# WHAT YOU ARE ASKED TO DO:
Write out exactly the lines from the line with "Clone this chart in matplotlib." through the line with "plt.rcParams['font.family'] = ['Roboto', 'DejaVu", both ends included, and no other line.

# DATA SHOWN:
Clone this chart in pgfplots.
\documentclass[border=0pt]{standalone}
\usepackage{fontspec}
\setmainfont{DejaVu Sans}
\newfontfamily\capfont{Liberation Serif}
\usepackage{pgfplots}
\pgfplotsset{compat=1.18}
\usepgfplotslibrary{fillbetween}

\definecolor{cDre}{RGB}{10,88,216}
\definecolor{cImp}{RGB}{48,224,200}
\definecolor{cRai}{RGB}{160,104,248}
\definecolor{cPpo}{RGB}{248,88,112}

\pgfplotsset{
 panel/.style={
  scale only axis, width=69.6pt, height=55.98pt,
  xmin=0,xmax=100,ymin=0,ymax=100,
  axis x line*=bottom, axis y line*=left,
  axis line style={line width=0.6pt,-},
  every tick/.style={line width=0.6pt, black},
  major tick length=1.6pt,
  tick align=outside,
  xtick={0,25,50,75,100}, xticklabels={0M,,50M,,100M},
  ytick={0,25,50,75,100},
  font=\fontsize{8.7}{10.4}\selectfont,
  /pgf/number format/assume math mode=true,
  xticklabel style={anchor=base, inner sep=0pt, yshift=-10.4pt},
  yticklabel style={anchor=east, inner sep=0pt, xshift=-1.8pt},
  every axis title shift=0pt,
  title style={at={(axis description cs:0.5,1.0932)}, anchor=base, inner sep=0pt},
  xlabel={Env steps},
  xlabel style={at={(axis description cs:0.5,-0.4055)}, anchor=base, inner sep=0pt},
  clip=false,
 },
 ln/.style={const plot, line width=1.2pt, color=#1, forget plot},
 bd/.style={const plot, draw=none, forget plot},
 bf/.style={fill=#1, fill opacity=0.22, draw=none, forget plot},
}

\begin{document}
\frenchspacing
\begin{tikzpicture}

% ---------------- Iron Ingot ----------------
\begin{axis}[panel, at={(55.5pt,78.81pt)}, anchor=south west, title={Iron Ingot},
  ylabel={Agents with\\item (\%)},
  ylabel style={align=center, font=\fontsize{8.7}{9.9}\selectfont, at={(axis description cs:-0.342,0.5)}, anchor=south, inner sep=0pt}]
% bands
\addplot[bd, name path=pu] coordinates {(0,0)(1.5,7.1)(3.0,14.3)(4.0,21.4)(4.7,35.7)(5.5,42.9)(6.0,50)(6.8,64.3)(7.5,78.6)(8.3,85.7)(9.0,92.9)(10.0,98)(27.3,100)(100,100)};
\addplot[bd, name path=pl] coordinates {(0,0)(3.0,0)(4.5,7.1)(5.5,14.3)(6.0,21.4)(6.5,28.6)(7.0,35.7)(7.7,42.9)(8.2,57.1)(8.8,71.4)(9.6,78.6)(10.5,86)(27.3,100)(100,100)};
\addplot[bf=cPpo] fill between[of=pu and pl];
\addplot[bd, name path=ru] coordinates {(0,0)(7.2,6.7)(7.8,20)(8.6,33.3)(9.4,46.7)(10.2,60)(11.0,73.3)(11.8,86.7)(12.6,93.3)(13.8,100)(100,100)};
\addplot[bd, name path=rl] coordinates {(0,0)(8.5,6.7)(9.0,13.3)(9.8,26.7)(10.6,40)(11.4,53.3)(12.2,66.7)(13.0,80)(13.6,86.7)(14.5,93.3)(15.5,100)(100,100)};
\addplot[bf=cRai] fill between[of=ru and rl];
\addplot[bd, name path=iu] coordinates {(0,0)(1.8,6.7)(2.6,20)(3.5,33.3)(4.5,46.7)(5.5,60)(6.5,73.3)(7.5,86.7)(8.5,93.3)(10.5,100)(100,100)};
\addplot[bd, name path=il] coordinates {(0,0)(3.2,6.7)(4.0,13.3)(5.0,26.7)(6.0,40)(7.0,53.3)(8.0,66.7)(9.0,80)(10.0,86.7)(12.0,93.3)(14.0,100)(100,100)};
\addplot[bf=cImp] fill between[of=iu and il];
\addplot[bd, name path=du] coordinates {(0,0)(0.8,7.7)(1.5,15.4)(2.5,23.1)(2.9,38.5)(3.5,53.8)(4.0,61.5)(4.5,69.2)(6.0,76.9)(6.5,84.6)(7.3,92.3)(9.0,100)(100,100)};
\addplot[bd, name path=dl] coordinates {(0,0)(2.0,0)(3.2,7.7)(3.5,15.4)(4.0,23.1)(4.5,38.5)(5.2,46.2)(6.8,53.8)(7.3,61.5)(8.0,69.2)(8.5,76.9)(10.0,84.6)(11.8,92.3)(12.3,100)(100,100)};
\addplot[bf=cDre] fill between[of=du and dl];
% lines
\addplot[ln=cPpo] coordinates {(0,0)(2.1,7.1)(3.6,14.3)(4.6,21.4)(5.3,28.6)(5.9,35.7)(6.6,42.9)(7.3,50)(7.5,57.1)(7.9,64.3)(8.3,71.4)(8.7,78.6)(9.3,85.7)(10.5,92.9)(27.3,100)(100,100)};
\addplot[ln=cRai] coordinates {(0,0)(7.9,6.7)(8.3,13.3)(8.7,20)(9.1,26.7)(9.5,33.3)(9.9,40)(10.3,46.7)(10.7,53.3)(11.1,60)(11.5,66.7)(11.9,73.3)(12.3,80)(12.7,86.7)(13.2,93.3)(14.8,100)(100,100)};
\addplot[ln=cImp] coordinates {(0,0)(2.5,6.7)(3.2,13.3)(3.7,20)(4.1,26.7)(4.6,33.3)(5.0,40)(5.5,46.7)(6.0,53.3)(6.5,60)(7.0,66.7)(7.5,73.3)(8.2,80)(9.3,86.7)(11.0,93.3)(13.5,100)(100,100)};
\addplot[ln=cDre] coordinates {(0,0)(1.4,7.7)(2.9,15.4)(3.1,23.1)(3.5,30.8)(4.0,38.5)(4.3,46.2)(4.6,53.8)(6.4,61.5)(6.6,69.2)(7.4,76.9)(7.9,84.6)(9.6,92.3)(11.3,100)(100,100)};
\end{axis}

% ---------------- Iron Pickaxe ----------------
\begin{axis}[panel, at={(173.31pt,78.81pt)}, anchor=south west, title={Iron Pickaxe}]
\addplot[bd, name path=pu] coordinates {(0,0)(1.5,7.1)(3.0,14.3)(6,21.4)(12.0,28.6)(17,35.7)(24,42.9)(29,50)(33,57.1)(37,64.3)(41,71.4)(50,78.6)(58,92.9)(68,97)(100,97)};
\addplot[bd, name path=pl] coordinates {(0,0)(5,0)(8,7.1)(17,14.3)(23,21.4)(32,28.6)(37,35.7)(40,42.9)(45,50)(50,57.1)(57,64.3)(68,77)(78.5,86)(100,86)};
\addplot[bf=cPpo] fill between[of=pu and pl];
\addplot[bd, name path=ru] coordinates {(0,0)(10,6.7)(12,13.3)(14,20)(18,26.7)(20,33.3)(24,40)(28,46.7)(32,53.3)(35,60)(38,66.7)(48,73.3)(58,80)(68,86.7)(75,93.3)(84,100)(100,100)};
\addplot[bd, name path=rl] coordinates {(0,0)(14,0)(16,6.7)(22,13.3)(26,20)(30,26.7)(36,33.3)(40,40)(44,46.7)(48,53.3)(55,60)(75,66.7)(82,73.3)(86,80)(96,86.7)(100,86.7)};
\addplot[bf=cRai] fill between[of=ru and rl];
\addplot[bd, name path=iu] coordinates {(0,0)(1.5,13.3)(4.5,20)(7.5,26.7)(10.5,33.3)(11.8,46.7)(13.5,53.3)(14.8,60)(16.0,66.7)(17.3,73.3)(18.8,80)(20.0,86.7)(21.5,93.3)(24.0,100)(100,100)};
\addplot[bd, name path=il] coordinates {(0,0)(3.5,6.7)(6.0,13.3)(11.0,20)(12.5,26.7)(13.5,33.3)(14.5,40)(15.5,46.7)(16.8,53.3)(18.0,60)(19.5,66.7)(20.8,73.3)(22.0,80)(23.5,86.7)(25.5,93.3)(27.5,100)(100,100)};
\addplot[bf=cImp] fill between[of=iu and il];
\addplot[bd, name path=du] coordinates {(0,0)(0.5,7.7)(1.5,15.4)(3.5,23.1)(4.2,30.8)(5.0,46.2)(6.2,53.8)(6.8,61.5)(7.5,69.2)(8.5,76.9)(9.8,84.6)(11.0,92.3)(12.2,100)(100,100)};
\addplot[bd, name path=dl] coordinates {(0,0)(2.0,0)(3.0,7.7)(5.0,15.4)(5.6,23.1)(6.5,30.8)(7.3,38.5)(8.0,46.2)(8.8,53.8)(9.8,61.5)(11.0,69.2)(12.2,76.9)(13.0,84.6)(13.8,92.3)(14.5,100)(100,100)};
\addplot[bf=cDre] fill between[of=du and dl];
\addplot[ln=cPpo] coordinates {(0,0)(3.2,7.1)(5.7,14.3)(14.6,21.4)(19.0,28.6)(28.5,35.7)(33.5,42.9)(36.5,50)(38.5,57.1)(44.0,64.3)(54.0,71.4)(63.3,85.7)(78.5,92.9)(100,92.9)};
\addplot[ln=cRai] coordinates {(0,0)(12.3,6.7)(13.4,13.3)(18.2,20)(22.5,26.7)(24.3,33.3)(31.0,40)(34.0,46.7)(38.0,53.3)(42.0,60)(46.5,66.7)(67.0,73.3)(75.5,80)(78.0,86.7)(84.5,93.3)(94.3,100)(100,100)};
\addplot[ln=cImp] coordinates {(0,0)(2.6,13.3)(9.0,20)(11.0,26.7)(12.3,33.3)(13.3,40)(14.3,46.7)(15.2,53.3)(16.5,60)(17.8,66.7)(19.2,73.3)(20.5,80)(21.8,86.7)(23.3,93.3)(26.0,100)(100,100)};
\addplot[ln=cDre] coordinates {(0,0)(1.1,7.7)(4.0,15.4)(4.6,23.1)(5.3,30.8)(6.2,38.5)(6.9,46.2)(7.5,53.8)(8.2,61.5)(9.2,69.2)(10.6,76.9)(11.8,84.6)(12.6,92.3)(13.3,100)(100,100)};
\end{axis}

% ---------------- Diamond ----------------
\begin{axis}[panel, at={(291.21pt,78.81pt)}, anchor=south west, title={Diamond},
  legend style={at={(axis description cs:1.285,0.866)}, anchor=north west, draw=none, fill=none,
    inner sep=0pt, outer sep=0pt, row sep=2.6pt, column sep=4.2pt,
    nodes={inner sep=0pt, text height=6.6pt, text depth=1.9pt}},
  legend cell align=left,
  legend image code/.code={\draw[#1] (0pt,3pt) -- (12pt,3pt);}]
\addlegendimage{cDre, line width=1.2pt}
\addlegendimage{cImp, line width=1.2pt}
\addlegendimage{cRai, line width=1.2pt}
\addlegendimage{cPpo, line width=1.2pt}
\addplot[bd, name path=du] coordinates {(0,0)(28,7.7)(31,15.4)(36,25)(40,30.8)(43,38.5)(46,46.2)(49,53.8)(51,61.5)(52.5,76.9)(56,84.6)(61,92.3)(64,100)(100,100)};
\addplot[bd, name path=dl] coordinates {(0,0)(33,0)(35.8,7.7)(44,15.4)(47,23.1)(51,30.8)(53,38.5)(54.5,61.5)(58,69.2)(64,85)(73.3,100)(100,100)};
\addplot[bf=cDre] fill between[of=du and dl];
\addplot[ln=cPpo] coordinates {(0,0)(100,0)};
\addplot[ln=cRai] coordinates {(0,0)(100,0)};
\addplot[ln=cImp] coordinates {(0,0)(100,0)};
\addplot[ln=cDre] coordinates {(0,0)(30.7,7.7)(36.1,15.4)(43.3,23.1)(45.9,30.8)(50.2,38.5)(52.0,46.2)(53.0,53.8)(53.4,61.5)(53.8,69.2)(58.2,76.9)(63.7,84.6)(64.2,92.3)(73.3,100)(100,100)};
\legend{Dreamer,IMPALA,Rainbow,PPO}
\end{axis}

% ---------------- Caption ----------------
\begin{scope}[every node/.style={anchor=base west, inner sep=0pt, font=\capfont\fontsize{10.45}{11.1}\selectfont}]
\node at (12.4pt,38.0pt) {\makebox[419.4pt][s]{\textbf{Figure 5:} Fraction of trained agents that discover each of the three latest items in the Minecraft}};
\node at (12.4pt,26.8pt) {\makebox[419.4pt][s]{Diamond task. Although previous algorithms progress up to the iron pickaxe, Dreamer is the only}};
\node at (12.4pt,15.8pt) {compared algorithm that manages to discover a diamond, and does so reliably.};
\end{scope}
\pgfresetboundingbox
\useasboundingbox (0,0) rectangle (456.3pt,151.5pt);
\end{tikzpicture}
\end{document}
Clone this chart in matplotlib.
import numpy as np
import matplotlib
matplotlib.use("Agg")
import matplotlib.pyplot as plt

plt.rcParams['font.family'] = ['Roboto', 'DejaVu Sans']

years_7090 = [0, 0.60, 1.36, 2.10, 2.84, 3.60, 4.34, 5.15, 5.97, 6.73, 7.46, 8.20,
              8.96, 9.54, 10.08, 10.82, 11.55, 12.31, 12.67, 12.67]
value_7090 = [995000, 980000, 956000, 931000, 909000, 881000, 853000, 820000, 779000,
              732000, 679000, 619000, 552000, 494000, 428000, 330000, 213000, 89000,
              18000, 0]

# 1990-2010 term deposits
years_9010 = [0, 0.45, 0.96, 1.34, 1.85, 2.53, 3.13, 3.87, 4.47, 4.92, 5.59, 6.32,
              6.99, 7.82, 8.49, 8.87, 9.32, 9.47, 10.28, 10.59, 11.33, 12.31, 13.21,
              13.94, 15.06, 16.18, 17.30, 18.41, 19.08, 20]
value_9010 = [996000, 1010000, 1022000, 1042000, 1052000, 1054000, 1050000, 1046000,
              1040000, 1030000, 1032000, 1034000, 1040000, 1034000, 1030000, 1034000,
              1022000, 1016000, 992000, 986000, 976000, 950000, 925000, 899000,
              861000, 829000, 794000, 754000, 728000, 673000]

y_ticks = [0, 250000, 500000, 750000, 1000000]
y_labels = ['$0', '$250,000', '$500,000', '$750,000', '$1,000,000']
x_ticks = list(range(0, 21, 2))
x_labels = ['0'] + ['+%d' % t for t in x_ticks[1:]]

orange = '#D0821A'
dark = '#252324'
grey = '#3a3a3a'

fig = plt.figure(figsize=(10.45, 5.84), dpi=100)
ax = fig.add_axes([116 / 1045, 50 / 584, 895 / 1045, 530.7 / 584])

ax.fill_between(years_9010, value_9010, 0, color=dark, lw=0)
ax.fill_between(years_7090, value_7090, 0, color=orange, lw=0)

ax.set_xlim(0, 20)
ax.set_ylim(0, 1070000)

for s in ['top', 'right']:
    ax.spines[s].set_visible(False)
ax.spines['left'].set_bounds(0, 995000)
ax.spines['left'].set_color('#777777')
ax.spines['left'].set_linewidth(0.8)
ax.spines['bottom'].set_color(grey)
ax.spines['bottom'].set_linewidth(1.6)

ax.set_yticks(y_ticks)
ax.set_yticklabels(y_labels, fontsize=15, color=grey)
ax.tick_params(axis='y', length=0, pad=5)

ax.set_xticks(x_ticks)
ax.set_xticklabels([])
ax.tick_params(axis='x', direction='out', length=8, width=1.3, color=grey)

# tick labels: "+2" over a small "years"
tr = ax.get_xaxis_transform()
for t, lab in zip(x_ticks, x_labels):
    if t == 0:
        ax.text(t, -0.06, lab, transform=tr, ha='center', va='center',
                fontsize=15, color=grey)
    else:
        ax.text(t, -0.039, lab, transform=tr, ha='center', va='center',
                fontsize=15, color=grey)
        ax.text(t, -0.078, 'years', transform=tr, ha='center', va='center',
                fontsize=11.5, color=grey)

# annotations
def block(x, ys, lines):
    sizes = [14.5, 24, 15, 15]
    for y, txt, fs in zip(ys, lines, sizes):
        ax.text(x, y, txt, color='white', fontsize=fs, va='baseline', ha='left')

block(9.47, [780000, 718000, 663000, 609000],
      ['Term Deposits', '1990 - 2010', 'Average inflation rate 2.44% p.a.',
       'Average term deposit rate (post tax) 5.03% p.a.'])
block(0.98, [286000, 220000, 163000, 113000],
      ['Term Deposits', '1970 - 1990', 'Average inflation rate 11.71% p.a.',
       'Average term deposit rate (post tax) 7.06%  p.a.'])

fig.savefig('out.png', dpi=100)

# WORKED ANSWER:
Clone this chart in matplotlib.
import numpy as np
import matplotlib
matplotlib.use("Agg")
import matplotlib.pyplot as plt

plt.rcParams['font.family'] = ['Roboto', 'DejaVu Sans']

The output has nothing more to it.